Du 25 au 30 juin se tiendra à Marseille la 35e édition du FID, avec pas moins de 112 films venant de 38 pays ! À travers une sélection riche et variée, le FIDMarseille continue d’affirmer sa vocation de festival défricheur, défenseur de formes, visions et modes de production qui font la vitalité d’un cinéma en prise sur un monde bouleversé et changeant.

Cette année, une rétrospective est consacrée à l’actrice et chanteuse allemande Ingrid Caven. Une deuxième est consacrée à Adirley Queiros et Joana Pimenta, il s’agira de la première rétrospective de leurs films hors du Brésil. Un hommage sera rendu à la cinéaste Sophie Fillières, au cours d’une programmation spéciale dédiée à son travail et celui d’Agathe Bonitzer.

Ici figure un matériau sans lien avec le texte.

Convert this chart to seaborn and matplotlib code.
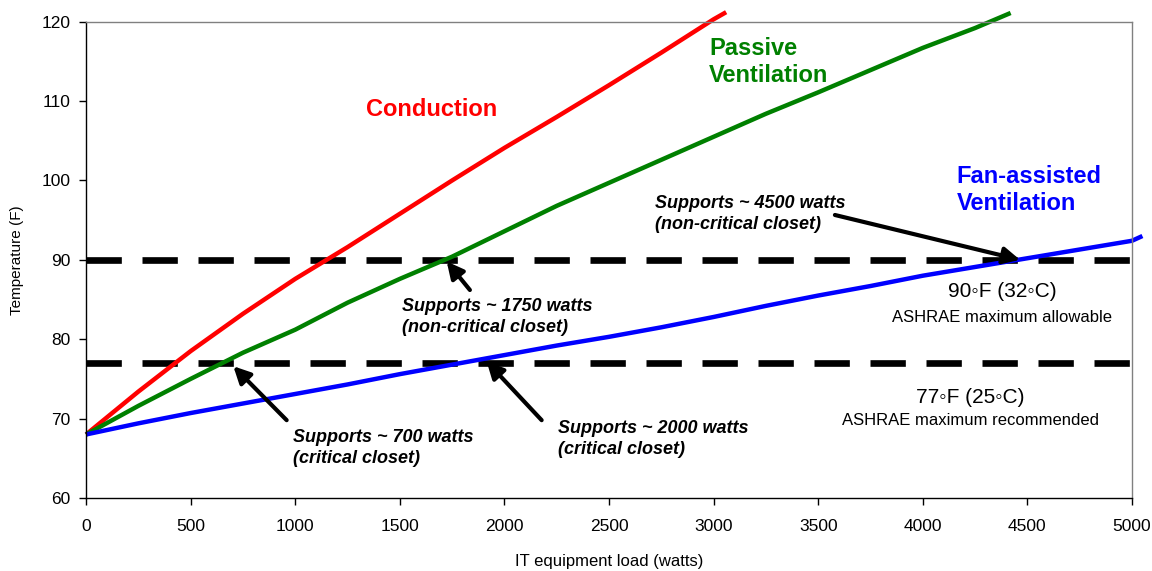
import matplotlib.pyplot as plt
import seaborn as sns
import pandas as pd

# Values: IT load (watts) vs closet temperature (F)
conduction_load = [0, 250, 500, 750, 1000, 1250, 1500, 1750, 2000, 2250, 2500, 2750, 3000, 3060]
conduction_temp = [68.0, 73.4, 78.5, 83.2, 87.6, 91.6, 95.8, 100.0, 104.1, 108.0, 112.0, 116.1, 120.3, 121.2]

passive_load = [0, 250, 500, 750, 1000, 1250, 1500, 1750, 2000, 2250, 2500, 2750, 3000, 3250,
                3500, 3750, 4000, 4250, 4420]
passive_temp = [68.0, 71.6, 75.0, 78.3, 81.2, 84.6, 87.6, 90.4, 93.6, 96.8, 99.7, 102.6, 105.5, 108.4,
                111.1, 113.9, 116.7, 119.2, 121.1]

fan_load = [0, 250, 500, 750, 1000, 1250, 1500, 1750, 2000, 2250, 2500, 2750, 3000, 3250, 3500,
            3750, 4000, 4250, 4500, 4750, 5000, 5050]
fan_temp = [68.0, 69.4, 70.7, 71.9, 73.1, 74.3, 75.6, 76.8, 78.0, 79.2, 80.3, 81.5, 82.8, 84.2, 85.5,
            86.7, 88.0, 89.1, 90.2, 91.3, 92.4, 93.0]

series_names = ["Conduction", "Passive\nVentilation", "Fan-assisted\nVentilation"]
series_colors = ["#ff0000", "#008000", "#0000ff"]

# ASHRAE limits
limit_temps = [90, 77]
limit_titles = ["90\u25e6F (32\u25e6C)", "77\u25e6F (25\u25e6C)"]
limit_notes = ["ASHRAE maximum allowable", "ASHRAE maximum recommended"]

support_labels = ["Supports ~ 700 watts\n(critical closet)",
                  "Supports ~ 1750 watts\n(non-critical closet)",
                  "Supports ~ 2000 watts\n(critical closet)",
                  "Supports ~ 4500 watts\n(non-critical closet)"]

df = pd.concat([
    pd.DataFrame({"load": conduction_load, "temp": conduction_temp, "series": series_names[0]}),
    pd.DataFrame({"load": passive_load, "temp": passive_temp, "series": series_names[1]}),
    pd.DataFrame({"load": fan_load, "temp": fan_temp, "series": series_names[2]}),
])

sns.set_style("ticks")
plt.rcParams["font.family"] = ["Liberation Sans", "DejaVu Sans"]
plt.rcParams["text.color"] = "black"
plt.rcParams["axes.labelcolor"] = "black"
plt.rcParams["xtick.color"] = "black"
plt.rcParams["ytick.color"] = "black"

fig = plt.figure(figsize=(11.52, 5.71), dpi=100)
ax = fig.add_axes([0.0747, 0.1279, 0.9079, 0.8341])

sns.lineplot(data=df, x="load", y="temp", hue="series",
             palette=dict(zip(series_names, series_colors)),
             linewidth=3.2, legend=False, estimator=None, ax=ax)
for line in ax.lines:
    line.set_clip_on(False)
    line.set_solid_capstyle("butt")

for t in limit_temps:
    ax.axhline(t, color="black", lw=4.8, dashes=(5.3, 3.1), zorder=1.5)

ax.set_xlim(0, 5000)
ax.set_ylim(60, 120)
ax.set_xticks(range(0, 5001, 500))
ax.set_yticks(range(60, 121, 10))
ax.tick_params(axis="both", direction="out", length=5, width=1, colors="black", labelsize=12.5)
ax.tick_params(axis="x", pad=10)
ax.tick_params(axis="y", pad=6)

for side in ["left", "bottom"]:
    ax.spines[side].set_color("black")
    ax.spines[side].set_linewidth(1)
for side in ["top", "right"]:
    ax.spines[side].set_visible(True)
    ax.spines[side].set_color("#808080")
    ax.spines[side].set_linewidth(1)

ax.set_xlabel("IT equipment load (watts)", fontsize=12)
ax.set_ylabel("Temperature (F)", fontsize=11)
ax.xaxis.set_label_coords(0.5, -0.118)
ax.yaxis.set_label_coords(-0.059, 0.5)

# series names
ax.text(1654, 108.9, "Conduction", color=series_colors[0], fontsize=17, fontweight="bold",
        ha="center", va="center")
ax.text(2978, 114.9, "Passive\nVentilation", color=series_colors[1], fontsize=17,
        fontweight="bold", ha="left", va="center", linespacing=1.25)
ax.text(4163, 98.8, "Fan-assisted\nVentilation", color=series_colors[2], fontsize=17,
        fontweight="bold", ha="left", va="center", linespacing=1.25)

# ASHRAE limit labels
ax.text(4378, 86.0, limit_titles[0], fontsize=15, ha="center", va="center",
        family=["Liberation Sans", "DejaVu Sans"])
ax.text(4378, 82.7, limit_notes[0], fontsize=12, ha="center", va="center")
ax.text(4226, 72.6, limit_titles[1], fontsize=15, ha="center", va="center",
        family=["Liberation Sans", "DejaVu Sans"])
ax.text(4226, 69.7, limit_notes[1], fontsize=12, ha="center", va="center")

# "Supports ~" callouts: text position, arrow tail, arrow tip
text_pos = [(990, 66.3), (1509, 82.75), (2256, 67.45), (2720, 95.8)]
arrow_tail = [(959, 69.8), (1835, 86.2), (2178, 69.8), (3580, 95.65)]
arrow_tip = [(704, 76.6), (1724, 89.8), (1915, 77.2), (4465, 90.0)]

for label, (tx, ty), tail, tip in zip(support_labels, text_pos, arrow_tail, arrow_tip):
    ax.text(tx, ty, label, fontsize=13, fontweight="bold", fontstyle="italic",
            ha="left", va="center", linespacing=1.3)
    ax.annotate("", xy=tip, xytext=tail,
                arrowprops=dict(arrowstyle="-|>,head_length=0.5,head_width=0.25",
                                color="black", lw=3, mutation_scale=20,
                                shrinkA=0, shrinkB=0))

fig.savefig("out.png", dpi=100)
plt.close(fig)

Retour sur notre rencontre avec Cyril Neyrat, directeur artistique du FID.

Crédits photo : La Manufacture
_ Cette année le festival s’ouvre avec “Grand Tour” de Miguel Gomes le 25 juin sur le toit de la Friche Belle de Mai. Parlez nous de ce choix.

Chaque année, on cherche un film qui correspond à la fois à l’identité du FID donc avec une forme singulière et capable de rassembler un grand public. Le film était en compétition à Cannes cette année, cela faisait vingt ans qu’un film portugais n’avait pas été sélectionné.

Miguel Gomes est un cinéaste que le FID a toujours soutenu, on a montré tous ses films, il est d’ailleurs souvent venu. Ça nous paraissait être le film idéal pour cette ouverture sur le toit terrasse de la Friche dans un cadre particulièrement spectaculaire en plein-air. Cela convient très bien à ce film qui est une sorte de voyage féérique à la fois dans l’histoire du cinéma et dans l’Asie du sud.

C’est vraiment un cinéma qu’on défend depuis le début. Le film est à la fois très audacieux et très accessible.

Plus d’information sur la soirée d’ouverture

─ En parcourant les différentes compétitions, certaines thématiques sont récurrentes, notamment sur des sujets de société actuels comme le féminisme ou encore des regards différents sur certains conflits armés. Est-ce que c’est la conjoncture actuelle ou une identité du FID ?

Le FID n’est pas un festival à thématique, nous refusons de classer ou catégoriser les films par les thèmes abordés. Il se trouve que les questions dont vous parlez, comme le féminisme, l’état d’un monde extrêmement violent et sombre, impactent forcément le cinéma qui nous intéresse. Cela impacte un cinéma indépendant, qui n’est pas du divertissement et qui essaie de donner à réfléchir au présent et à l’Histoire du monde.
Nous avons vocation à donner une image du cinéma contemporain qui lui-même donne une image du monde. Ces enjeux se retrouvent donc assez naturellement dans notre programmation. Nous n’allons pas chercher ces films qui traitent de ces enjeux mais on y prête une attention particulière parce qu’on sait qu’ils sont importants et qu’ils font le monde aujourd’hui.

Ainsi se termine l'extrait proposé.